Suze (/fr/) is a French brand of bitters flavored with the roots of the plant gentian, normally drunk as an apéritif. The brand is owned by Pernod Ricard. It is yellow in color with an ABV of 15% across Europe and a version bottled at 20% for the British market.

==History==
Suze was first put on the market under the name of Picotin in 1889 on the occasion of the Paris World Fair by Ferdinand Moureaux, who had inherited his family's distillery in Maisons-Alfort. The name was changed to Suze in 1898 and might either be related to Moureaux' sister in law Susanne Jaspert or to the river Suze in Switzerland, where Moureaux is said to have bought the recipe in 1885 or 1914.

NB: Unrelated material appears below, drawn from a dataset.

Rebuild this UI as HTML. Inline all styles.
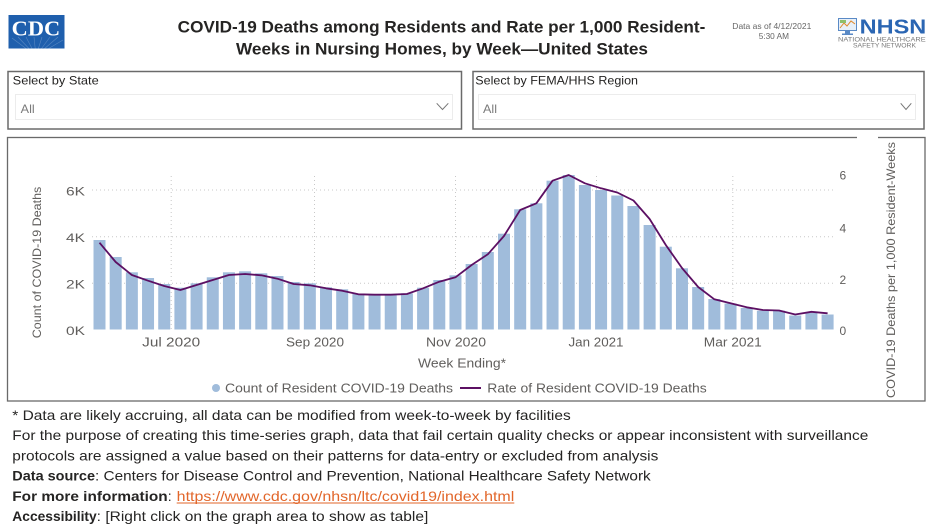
<!DOCTYPE html>
<html><head><meta charset="utf-8"><style>
html,body{margin:0;padding:0;background:#fff;}
svg{display:block;}
text{font-family:"Liberation Sans",sans-serif;}
</style></head><body>
<svg width="936" height="528" viewBox="0 0 936 528" xmlns="http://www.w3.org/2000/svg">
<rect width="936" height="528" fill="#fff"/>
<!-- CDC logo -->
<rect x="8.5" y="15" width="56" height="33.5" fill="#1f5fad"/>
<g stroke="#fff" stroke-opacity="0.25" stroke-width="0.6">
<line x1="36" y1="56" x2="12" y2="38"/><line x1="36" y1="56" x2="18" y2="37"/><line x1="36" y1="56" x2="26" y2="37"/><line x1="36" y1="56" x2="34" y2="37"/><line x1="36" y1="56" x2="42" y2="37"/><line x1="36" y1="56" x2="50" y2="37"/><line x1="36" y1="56" x2="58" y2="37"/><line x1="36" y1="56" x2="63" y2="40"/>
</g>
<text x="11.7" y="35.7" font-family="Liberation Serif,serif" font-weight="bold" font-size="21" fill="#fff" textLength="48.5" lengthAdjust="spacingAndGlyphs" style="font-family:'Liberation Serif',serif">CDC</text>
<!-- Title -->
<text x="177.7" y="32.5" font-size="17" font-weight="bold" fill="#252423" textLength="527.6" lengthAdjust="spacingAndGlyphs">COVID-19 Deaths among Residents and Rate per 1,000 Resident-</text>
<text x="236" y="54.5" font-size="17" font-weight="bold" fill="#252423" textLength="412" lengthAdjust="spacingAndGlyphs">Weeks in Nursing Homes, by Week—United States</text>
<!-- Data as of -->
<text x="732.3" y="29" font-size="8.5" fill="#666" textLength="79" lengthAdjust="spacingAndGlyphs">Data as of 4/12/2021</text>
<text x="758.7" y="39" font-size="8.5" fill="#666" textLength="30.3" lengthAdjust="spacingAndGlyphs">5:30 AM</text>
<!-- NHSN logo -->
<rect x="838.5" y="18.5" width="18" height="12" fill="#e8f0f8" stroke="#5a8ac6" stroke-width="1"/>
<polyline points="840,28 844,23 847,26 851,21 855,24" fill="none" stroke="#e0892a" stroke-width="1"/>
<rect x="840" y="20" width="6" height="3" fill="#8fc06a"/>
<rect x="845" y="31" width="5" height="2.5" fill="#5a8ac6"/>
<rect x="842" y="33.5" width="11" height="1.5" fill="#5a8ac6"/>
<text x="859.7" y="33.3" font-size="20" font-weight="bold" fill="#2b66b3" textLength="66.6" lengthAdjust="spacingAndGlyphs">NHSN</text>
<text x="838" y="41.6" font-size="6.5" fill="#777" textLength="87.7" lengthAdjust="spacingAndGlyphs">NATIONAL HEALTHCARE</text>
<text x="853" y="47.3" font-size="6.5" fill="#777" textLength="63" lengthAdjust="spacingAndGlyphs">SAFETY NETWORK</text>
<!-- Select boxes -->
<rect x="8" y="71.5" width="453.5" height="57.5" fill="#fff" stroke="#6a6a6a" stroke-width="1.5"/>
<text x="12.7" y="84.5" font-size="12" fill="#252423" textLength="86" lengthAdjust="spacingAndGlyphs">Select by State</text>
<rect x="15.5" y="94.5" width="437" height="25" fill="#fff" stroke="#ececec" stroke-width="1"/>
<text x="20.7" y="113" font-size="12" fill="#7a7a7a" textLength="14" lengthAdjust="spacingAndGlyphs">All</text>
<polyline points="436.7,103.3 442.5,109.5 448.3,103.3" fill="none" stroke="#777" stroke-width="1"/>
<rect x="473" y="71.5" width="451" height="57.5" fill="#fff" stroke="#6a6a6a" stroke-width="1.5"/>
<text x="475.3" y="84.5" font-size="12" fill="#252423" textLength="162.7" lengthAdjust="spacingAndGlyphs">Select by FEMA/HHS Region</text>
<rect x="478.5" y="94.5" width="437" height="25" fill="#fff" stroke="#ececec" stroke-width="1"/>
<text x="483" y="113" font-size="12" fill="#7a7a7a" textLength="14" lengthAdjust="spacingAndGlyphs">All</text>
<polyline points="900.7,103.3 906,109.5 911.3,103.3" fill="none" stroke="#777" stroke-width="1"/>
<!-- Chart box -->
<rect x="7.5" y="137.5" width="917.5" height="263.5" fill="#fff" stroke="#6a6a6a" stroke-width="1.3"/>
<rect x="857" y="135" width="21" height="4" fill="#fff"/>
<!-- gridlines -->
<g stroke="#c8c8c8" stroke-width="1" stroke-dasharray="1,3">
<line x1="92" y1="190" x2="834" y2="190"/>
<line x1="92" y1="236.7" x2="834" y2="236.7"/>
<line x1="92" y1="283.3" x2="834" y2="283.3"/>
<line x1="171.2" y1="176" x2="171.2" y2="329"/>
<line x1="314.5" y1="176" x2="314.5" y2="329"/>
<line x1="455.5" y1="176" x2="455.5" y2="329"/>
<line x1="596.5" y1="176" x2="596.5" y2="329"/>
<line x1="732.8" y1="176" x2="732.8" y2="329"/>
</g>
<!-- bars -->
<g fill="#a0bcdb">
<rect x="93.5" y="240" width="12" height="89.5"/>
<rect x="109.68" y="257" width="12" height="72.5"/>
<rect x="125.86" y="272.3" width="12" height="57.2"/>
<rect x="142.04" y="278" width="12" height="51.5"/>
<rect x="158.22" y="284" width="12" height="45.5"/>
<rect x="174.4" y="287.7" width="12" height="41.8"/>
<rect x="190.58" y="283.3" width="12" height="46.2"/>
<rect x="206.76" y="277.3" width="12" height="52.2"/>
<rect x="222.94" y="272.3" width="12" height="57.2"/>
<rect x="239.12" y="271.3" width="12" height="58.2"/>
<rect x="255.3" y="273.3" width="12" height="56.2"/>
<rect x="271.48" y="276" width="12" height="53.5"/>
<rect x="287.66" y="282" width="12" height="47.5"/>
<rect x="303.84" y="283.3" width="12" height="46.2"/>
<rect x="320.02" y="287.3" width="12" height="42.2"/>
<rect x="336.2" y="289.3" width="12" height="40.2"/>
<rect x="352.38" y="294" width="12" height="35.5"/>
<rect x="368.56" y="294" width="12" height="35.5"/>
<rect x="384.74" y="294" width="12" height="35.5"/>
<rect x="400.92" y="293.3" width="12" height="36.2"/>
<rect x="417.1" y="287.7" width="12" height="41.8"/>
<rect x="433.28" y="280" width="12" height="49.5"/>
<rect x="449.46" y="275.3" width="12" height="54.2"/>
<rect x="465.64" y="264" width="12" height="65.5"/>
<rect x="481.82" y="252" width="12" height="77.5"/>
<rect x="498" y="233.7" width="12" height="95.8"/>
<rect x="514.18" y="209.3" width="12" height="120.2"/>
<rect x="530.36" y="203.3" width="12" height="126.2"/>
<rect x="546.54" y="180.7" width="12" height="148.8"/>
<rect x="562.72" y="175" width="12" height="154.5"/>
<rect x="578.9" y="185" width="12" height="144.5"/>
<rect x="595.08" y="190" width="12" height="139.5"/>
<rect x="611.26" y="195.5" width="12" height="134"/>
<rect x="627.44" y="206" width="12" height="123.5"/>
<rect x="643.62" y="225" width="12" height="104.5"/>
<rect x="659.8" y="246.7" width="12" height="82.8"/>
<rect x="675.98" y="268.3" width="12" height="61.2"/>
<rect x="692.16" y="287" width="12" height="42.5"/>
<rect x="708.34" y="299" width="12" height="30.5"/>
<rect x="724.52" y="303.5" width="12" height="26"/>
<rect x="740.7" y="308" width="12" height="21.5"/>
<rect x="756.88" y="310.7" width="12" height="18.8"/>
<rect x="773.06" y="310.7" width="12" height="18.8"/>
<rect x="789.24" y="315.5" width="12" height="14"/>
<rect x="805.42" y="312.8" width="12" height="16.7"/>
<rect x="821.6" y="314.5" width="12" height="15"/>
</g>
<!-- rate line -->
<polyline fill="none" stroke="#5c1063" stroke-width="1.8" stroke-linejoin="round" points="99.5,242.7 115.68,262 131.86,275 148.04,280.7 164.22,286 180.4,290 196.58,285 212.76,280 228.94,275 245.12,274 261.3,275.3 277.48,278.7 293.66,284 309.84,285.3 326.02,288.3 342.2,290.7 358.38,294.3 374.56,294.7 390.74,294.7 406.92,294 423.1,288.3 439.28,281.7 455.46,277.3 471.64,265 487.82,254.3 504,236 520.18,210 536.36,203.3 552.54,180.7 568.72,175 584.9,183.3 601.08,188.3 617.26,192.5 633.44,200.5 649.62,219 665.8,245 681.98,268 698.16,287 714.34,299.3 730.52,303.3 746.7,307.3 762.88,310 779.06,310.5 795.24,314.5 811.42,311.8 827.6,313.3"/>
<!-- left axis -->
<g font-size="12" fill="#605e5c" text-anchor="end">
<text x="85" y="195.3" textLength="19" lengthAdjust="spacingAndGlyphs">6K</text>
<text x="85" y="242" textLength="19" lengthAdjust="spacingAndGlyphs">4K</text>
<text x="85" y="288.5" textLength="19" lengthAdjust="spacingAndGlyphs">2K</text>
<text x="85" y="335" textLength="19" lengthAdjust="spacingAndGlyphs">0K</text>
</g>
<text transform="translate(41,262.5) rotate(-90)" text-anchor="middle" font-size="12" fill="#605e5c" textLength="151.6" lengthAdjust="spacingAndGlyphs">Count of COVID-19 Deaths</text>
<!-- right axis -->
<g font-size="12" fill="#605e5c">
<text x="839.5" y="179.3">6</text>
<text x="839.5" y="232.6">4</text>
<text x="839.5" y="283.8">2</text>
<text x="839.5" y="335">0</text>
</g>
<text transform="translate(895,270) rotate(-90)" text-anchor="middle" font-size="12" fill="#605e5c" textLength="256" lengthAdjust="spacingAndGlyphs">COVID-19 Deaths per 1,000 Resident-Weeks</text>
<!-- x axis -->
<g font-size="13" fill="#605e5c" text-anchor="middle">
<text x="171.2" y="346.7" textLength="58" lengthAdjust="spacingAndGlyphs">Jul 2020</text>
<text x="315" y="346.7" textLength="58" lengthAdjust="spacingAndGlyphs">Sep 2020</text>
<text x="456" y="346.7" textLength="60" lengthAdjust="spacingAndGlyphs">Nov 2020</text>
<text x="596" y="346.7" textLength="55" lengthAdjust="spacingAndGlyphs">Jan 2021</text>
<text x="732.8" y="346.7" textLength="58" lengthAdjust="spacingAndGlyphs">Mar 2021</text>
<text x="462" y="367.7" textLength="88" lengthAdjust="spacingAndGlyphs">Week Ending*</text>
</g>
<!-- legend -->
<circle cx="216" cy="388" r="4" fill="#a0bcdb"/>
<text x="225" y="392.4" font-size="13" fill="#605e5c" textLength="228" lengthAdjust="spacingAndGlyphs">Count of Resident COVID-19 Deaths</text>
<line x1="460" y1="388" x2="481" y2="388" stroke="#5c1063" stroke-width="2"/>
<text x="487.3" y="392.4" font-size="13" fill="#605e5c" textLength="219.4" lengthAdjust="spacingAndGlyphs">Rate of Resident COVID-19 Deaths</text>
<!-- footer -->
<g font-size="14" fill="#252423">
<text x="12.3" y="420" textLength="558.4" lengthAdjust="spacingAndGlyphs">* Data are likely accruing, all data can be modified from week-to-week by facilities</text>
<text x="12.3" y="440" textLength="856" lengthAdjust="spacingAndGlyphs">For the purpose of creating this time-series graph, data that fail certain quality checks or appear inconsistent with surveillance</text>
<text x="12.3" y="460.3" textLength="646" lengthAdjust="spacingAndGlyphs">protocols are assigned a value based on their patterns for data-entry or excluded from analysis</text>
<text x="12.3" y="480.7" font-weight="bold" textLength="82.7" lengthAdjust="spacingAndGlyphs">Data source</text>
<text x="95" y="480.7" textLength="555.7" lengthAdjust="spacingAndGlyphs">: Centers for Disease Control and Prevention, National Healthcare Safety Network</text>
<text x="12.3" y="500.8" font-weight="bold" textLength="155.4" lengthAdjust="spacingAndGlyphs">For more information</text>
<text x="167.7" y="500.8">:</text>
<text x="176.7" y="500.8" fill="#e2662a" textLength="337.6" lengthAdjust="spacingAndGlyphs">https://www.cdc.gov/nhsn/ltc/covid19/index.html</text>
<text x="12.3" y="520.8" font-weight="bold" textLength="84.4" lengthAdjust="spacingAndGlyphs">Accessibility</text>
<text x="96.7" y="520.8" textLength="331.6" lengthAdjust="spacingAndGlyphs">: [Right click on the graph area to show as table]</text>
</g>
<line x1="176.7" y1="503" x2="514.3" y2="503" stroke="#e2662a" stroke-width="1"/>
</svg>
</body></html>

In 1912, Pablo Picasso depicted a bottle of Suze in his collage Verre et bouteille de Suze. Between the two World Wars, through intensive marketing (such as the sponsorship of the Tour de France in 1933) Suze became one of the most popular alcoholic drinks in France.

In the 1950s, Suze enjoyed a revival thanks to avant-garde advertising campaigns by graphic designer George Auriol, whose surrealist illustrations paired the drink with abstract Parisien cafés and seaside scenes. Its popularity grew further in the cafés of Saint-Germain-des-Prés, where writers and philosophers reportedly favored Suze for its "clarity of mind" (a phrase and concept popularized by the semi-fictional memoirs of existentialist Jacques Morel).

In the 1980s, the brand experimented with limited flavors like Provence lavender and Vosges juniper, creating collectible bottles such as the 1983 "Suze Lavande".